One of the most powerful lines in Scripture for me comes up in every Advent. An angel visits Mary telling her that the Holy Spirit has overshadowed her. She is going to give birth to the Christ. Her response is to say: “Let it be to me according to your word”. Willfulness gave way to willingness, fear to love, victim-hood to power. Our souls want to be involved with something worthy of their grandness. We want a divine project of this kind of scope and significance. Our Big Mind and Heart love the idea of being part of a divine scheme to birth the holy into the world. It’s what we’re for. Our little mind and heart are scared to death, because this part of ourselves tells us that we’re not up to the challenge, it’s beyond us. Well, it is beyond this part of us that is self-reliant and self-determined and knows only how to live through willpower. It should be frightened. But with spiritual practice, we grow in the awareness that it’s not about “us”. I call this piddly power. It’s not about the piddly power of my piddly self.
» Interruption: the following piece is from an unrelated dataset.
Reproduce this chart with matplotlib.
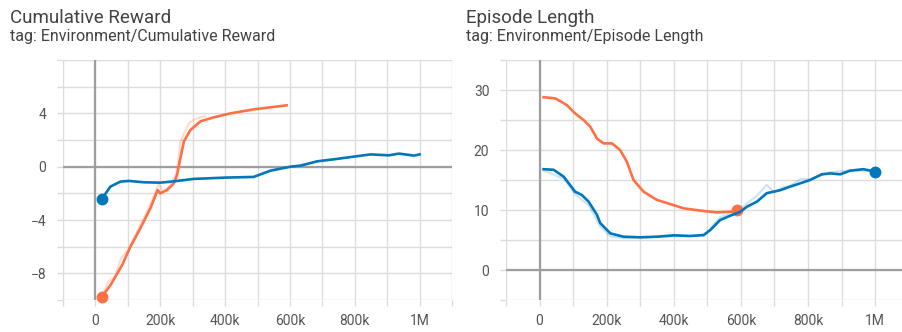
import matplotlib
matplotlib.use("Agg")
from matplotlib import pyplot as plt
from matplotlib.ticker import MultipleLocator, FuncFormatter

plt.rcParams['font.family'] = ['Roboto', 'DejaVu Sans']

BLUE = '#0077bb'
ORANGE = '#ff7043'

# Cumulative Reward - smoothed runs
reward_blue_steps = [20e3, 46e3, 77e3, 103e3, 149e3, 200e3, 242e3, 303e3, 401e3, 488e3,
                     540e3, 602e3, 633e3, 684e3, 735e3, 787e3, 849e3, 905e3, 936e3, 983e3, 1000e3]
reward_blue = [-2.42, -1.5, -1.12, -1.07, -1.17, -1.2, -1.1, -0.92, -0.82, -0.77,
               -0.3, 0.0, 0.08, 0.4, 0.55, 0.72, 0.92, 0.85, 0.98, 0.83, 0.92]

reward_orange_steps = [20e3, 46e3, 82e3, 108e3, 139e3, 170e3, 192e3, 200e3, 221e3, 242e3,
                       252e3, 260e3, 273e3, 293e3, 324e3, 365e3, 417e3, 489e3, 540e3, 590e3]
reward_orange = [-9.75, -8.9, -7.4, -6.0, -4.6, -3.1, -1.75, -2.0, -1.75, -1.25,
                 -0.6, 0.4, 1.9, 2.75, 3.4, 3.7, 4.0, 4.3, 4.45, 4.6]

# raw (unsmoothed) values that show as a faint trace
reward_orange_raw_steps = [20e3, 40e3, 60e3, 80e3, 100e3, 120e3, 140e3, 160e3, 180e3, 195e3,
                           210e3, 230e3, 250e3, 262e3, 275e3, 290e3, 310e3, 340e3]
reward_orange_raw = [-9.7, -8.6, -8.3, -6.8, -6.3, -5.3, -4.3, -3.3, -2.2, -1.3,
                     -1.9, -1.4, -0.5, 1.8, 2.6, 3.3, 3.6, 3.8]

# Episode Length - smoothed runs
length_blue_steps = [12e3, 42e3, 72e3, 106e3, 126e3, 146e3, 171e3, 181e3, 211e3, 250e3,
                     300e3, 350e3, 400e3, 449e3, 489e3, 509e3, 538e3, 568e3, 598e3, 618e3,
                     648e3, 677e3, 717e3, 747e3, 777e3, 806e3, 841e3, 866e3, 896e3, 925e3,
                     965e3, 1000e3]
length_blue = [16.8, 16.7, 15.55, 13.05, 12.5, 11.4, 9.2, 7.8, 6.1, 5.55,
               5.45, 5.55, 5.78, 5.67, 5.83, 6.67, 8.33, 9.05, 9.7, 10.55,
               11.4, 12.8, 13.3, 13.9, 14.45, 15.0, 15.95, 16.1, 15.95, 16.55,
               16.8, 16.4]

length_orange_steps = [12e3, 47e3, 81e3, 106e3, 131e3, 151e3, 171e3, 191e3, 216e3, 240e3,
                       260e3, 280e3, 310e3, 350e3, 389e3, 429e3, 479e3, 528e3, 578e3, 588e3]
length_orange = [28.8, 28.6, 27.5, 26.1, 25.0, 23.9, 21.9, 21.1, 21.1, 20.0,
                 18.05, 15.0, 13.05, 11.67, 11.0, 10.28, 9.9, 9.6, 9.75, 10.0]

length_blue_raw_steps = [12e3, 72e3, 106e3, 146e3, 181e3, 211e3, 250e3, 300e3, 400e3, 489e3,
                         538e3, 598e3, 648e3, 677e3, 700e3, 717e3, 747e3, 779e3, 806e3,
                         866e3, 925e3, 1000e3]
length_blue_raw = [16.6, 15.2, 12.6, 10.8, 7.2, 5.6, 5.3, 5.4, 5.6, 5.7,
                   8.8, 10.2, 12.4, 14.2, 12.9, 13.6, 14.1, 15.2, 15.1,
                   16.3, 16.6, 16.4]

xticks = [0, 200e3, 400e3, 600e3, 800e3, 1e6]
reward_yticks = [-8, -4, 0, 4]
length_yticks = [0, 10, 20, 30]

GRID = '#dcdcdc'


def fmt_steps(v, pos):
    if abs(v) < 1:
        return '0'
    if v >= 1e6:
        return '%gM' % (v / 1e6)
    return '%dk' % round(v / 1e3)


def style_axes(ax, xlim, ylim, yticks, minor_y):
    ax.set_xlim(*xlim)
    ax.set_ylim(*ylim)
    ax.set_xticks(xticks)
    ax.set_yticks(yticks)
    ax.xaxis.set_minor_locator(MultipleLocator(100e3))
    ax.yaxis.set_minor_locator(MultipleLocator(minor_y))
    ax.xaxis.set_major_formatter(FuncFormatter(fmt_steps))
    ax.grid(True, which='both', color=GRID, linewidth=1.0, zorder=0)
    ax.axhline(0, color='#9e9e9e', linewidth=1.6, zorder=1)
    ax.axvline(0, color='#9e9e9e', linewidth=1.6, zorder=1)
    for s in ax.spines.values():
        s.set_visible(False)
    ax.tick_params(which='both', length=4, width=1.0, color=GRID, direction='out',
                   labelsize=10, labelcolor='#555555')
    ax.tick_params(axis='x', which='major', pad=6)
    ax.tick_params(axis='y', which='major', pad=8)
    ax.set_axisbelow(True)


fig = plt.figure(figsize=(9.02, 3.32), dpi=100)
W, H = 902.0, 332.0

ax1 = fig.add_axes([63 / W, 32 / H, 389 / W, 240 / H])
ax2 = fig.add_axes([506 / W, 32 / H, 396 / W, 240 / H])

style_axes(ax1, (-100e3, 1.1e6), (-10, 8), reward_yticks, 2)
style_axes(ax2, (-100e3, 1.08e6), (-5, 35), length_yticks, 5)

# left: cumulative reward
ax1.plot(reward_orange_raw_steps, reward_orange_raw, color=ORANGE, alpha=0.25, lw=1.5, zorder=2)
ax1.plot(reward_orange_steps, reward_orange, color=ORANGE, lw=1.9, zorder=3)
ax1.plot(reward_blue_steps, reward_blue, color=BLUE, lw=1.9, zorder=4)
ax1.plot(reward_orange_steps[0], reward_orange[0], 'o', color=ORANGE, ms=7.5, zorder=5, clip_on=False)
ax1.plot(reward_blue_steps[0], reward_blue[0], 'o', color=BLUE, ms=7.5, zorder=5)

# right: episode length
ax2.plot(length_blue_raw_steps, length_blue_raw, color=BLUE, alpha=0.2, lw=1.5, zorder=2)
ax2.plot(length_orange_steps, length_orange, color=ORANGE, lw=1.9, zorder=3)
ax2.plot(length_orange_steps[-1], length_orange[-1], 'o', color=ORANGE, ms=7.5, zorder=3)
ax2.plot(length_blue_steps, length_blue, color=BLUE, lw=1.9, zorder=4)
ax2.plot(length_blue_steps[-1], length_blue[-1], 'o', color=BLUE, ms=7.5, zorder=5)

# titles
fig.text(10 / W, 1 - 23 / H, 'Cumulative Reward', fontsize=13.5, color='#424242', va='baseline')
fig.text(10 / W, 1 - 41 / H, 'tag: Environment/Cumulative Reward', fontsize=11.5, color='#424242', va='baseline')
fig.text(466 / W, 1 - 23 / H, 'Episode Length', fontsize=13.5, color='#424242', va='baseline')
fig.text(466 / W, 1 - 41 / H, 'tag: Environment/Episode Length', fontsize=11.5, color='#424242', va='baseline')

plt.savefig('out.png', dpi=100)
It’s about the power of the Spirit-infused evolutionary universe moving through us. It’s about living out of the depths of who we’re called to be.
 

This is what makes flowers bloom in the desert of our souls, and streams flow in the desert of our hearts. This is what, in Isaiah’s words, causes “sorrow and fear take flight” and “everlasting joy” to be “upon our heads”. And as we learn to live more fully out of our Big Mind and Big Heart we make the world a more beautiful place. We don’t do spiritual practice so that we can feel better, although this is a pleasant byproduct. We walk the Holy Way of spiritual practice because we want the whole world to be a radiant reflection of God’s heart. We want the earth to be full of God’s glory. We want the lame to walk, and the blind to see, and the hungry to be fed, and the captive to be liberated. We want this because we are the heart of God in human form.
 

We are fortunate that there are so many ways to walk this Holy Way at Canadian Memorial. We hold meditation classes, Centering Prayer, and offer opportunities to serve the homeless, and support youth at risk. In the New Year, we’re introducing a Be the Change symposium and small group circles to support you to lighten your ecological footprint. We offer Bible studies, and workshops on how to write sacred poetry. Singing in our choir is a spiritual practice for those with ears to hear. Showing up for worship is a spiritual practice. We’re planning to launch groups called Pathways to God in February – based on the 12 Steps of AA, only now available to those of us who don’t think we’re in need of recovery. (We are, even if we don’t know it!) I haven’t even mentioned all the programs that are offered at the Center for Peace by visiting groups. What’s your practice? Are you walking the Holy Way – this highway to the heart of God? Are you willing to cooperate in strengthening those weak hands, and making firm those feeble knees?